The Kindnesses of Becharre
The next day, we met Faoud early in the morning and again went around town trying to find things to ride and shoot. By now, news of our presence in town had spread to the point that wherever we went, we had a thirty strong crowd of smiling on-lookers following us and attempting to either feed us, invite us into their homes or, at the least, bring us out a jug of coffee. After a while, the kindnesses and friendliness we were being shown by the entire town of Becharre got so ridiculous that I just began to write each incident down as a list. Here’s how it reads in my notebook:
*On the way to ride in town, we passed a random woman in the street who said her kid had picked up Tim’s board, which we thought might have been nicked the night before. He went with her to get it and she wouldn’t let him leave until she’d fed him hot food and made him coffee.”

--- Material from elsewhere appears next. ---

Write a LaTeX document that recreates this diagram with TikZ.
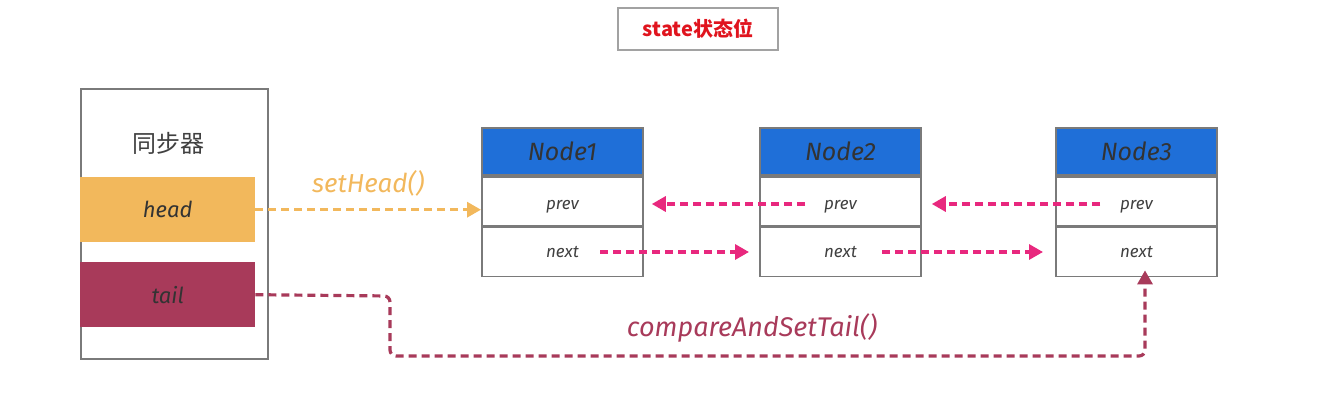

*At the shop, the girl behind the counter sorted out James’ dodgy finger and spoke to Elliot about travelling. She wouldn’t let us pay for the drinks we tried to buy.”
*As we were piling snow onto the road to try and make a landing for Scott and Martin’s acid drop, the guy in the digger who was attempting to clear the roads of snow actually lifted his plough up so he wouldn’t ruin our landing, leaving us all slack-jawed in astonishment.”
*Later, as Elliot did a nice Method off a wall in the middle of town, an old woman tried to bring us all coffee and asked James to move in with her.”
*At the same place we met two girls who had heard there was ‘an English writer’ in town. They’d tracked me down to ask for careers advice and what I did at University. When I said English Lit. they announced they were going to move to Beirut to study English. Didn’t quite know what to say.”
* Each time Elliot landed, crowds of kids ran to remake the landing and carry his board for him back to the top of the run-in.”
*Afterwards, a young guy called Nasim took us to his mother’s house and fed us coffee, sandwiches and chocolate. They wanted us to stay and hang out for the rest of the day – and then invited us for breakfast in the morning.”
* Later, when I was walking home after checking my email, Tony The Baker drove past in his Range Rover. He dragged me into his shop and gave me a box full of cakes and pastries to take to the others.”
* I think the thing that stoked us out the most was the kid who said to Elliot that he hadn’t realised what was possible on a snowboard until he’d seen the boys yesterday. “You’ve made me look at my town in a new way,” he said.
On out last night in the town, we went over to visit Faoud and his family. They too were horrified that we could all only speak English. By this point, the whole trip was making us question our idea of what’s important, mainly because of the different perception of our lives Faoud and his friends have. For Faoud, the UK represents freedom and opportunity, the chance to make the best of your life. In contrast, the envy I felt for the closeness of the community in Becharre and the strength of Faoud’s family unit as we were seeing it made me wonder exactly who was missing out on what. It was also less easy to be cynical about the West. At first, Faoud and his friends had been referring to the Extreme Channel and cable channels such as Nickelodeon with such reverence that we thought they must be taking the piss. But, as Faoud explained that Chris (his six year old brother) had taught himself to speak English by watching cable, and that they’d all been inspired to try snowboarding because of shows they’d watched on Extreme, it began to make more sense. Perhaps Gladys, Faoud’s mother, was right, when she said that the reality of the situation is that, for our generation, there are no longer any boundaries and we now have to make our own challenges, whether it be us travelling to Lebanon without being able to speak the language (here she looked kindly at me), or them watching the Extreme Channel and dreaming of the day they can spin off-axis and ‘play’ at snowboard 360s. As long as we continued to meet in the middle and share our experiences as we were doing now, she suggested, things would surely work out. I was glad to leave Becharre, and Lebanon, with that pleasing sentiment in mind.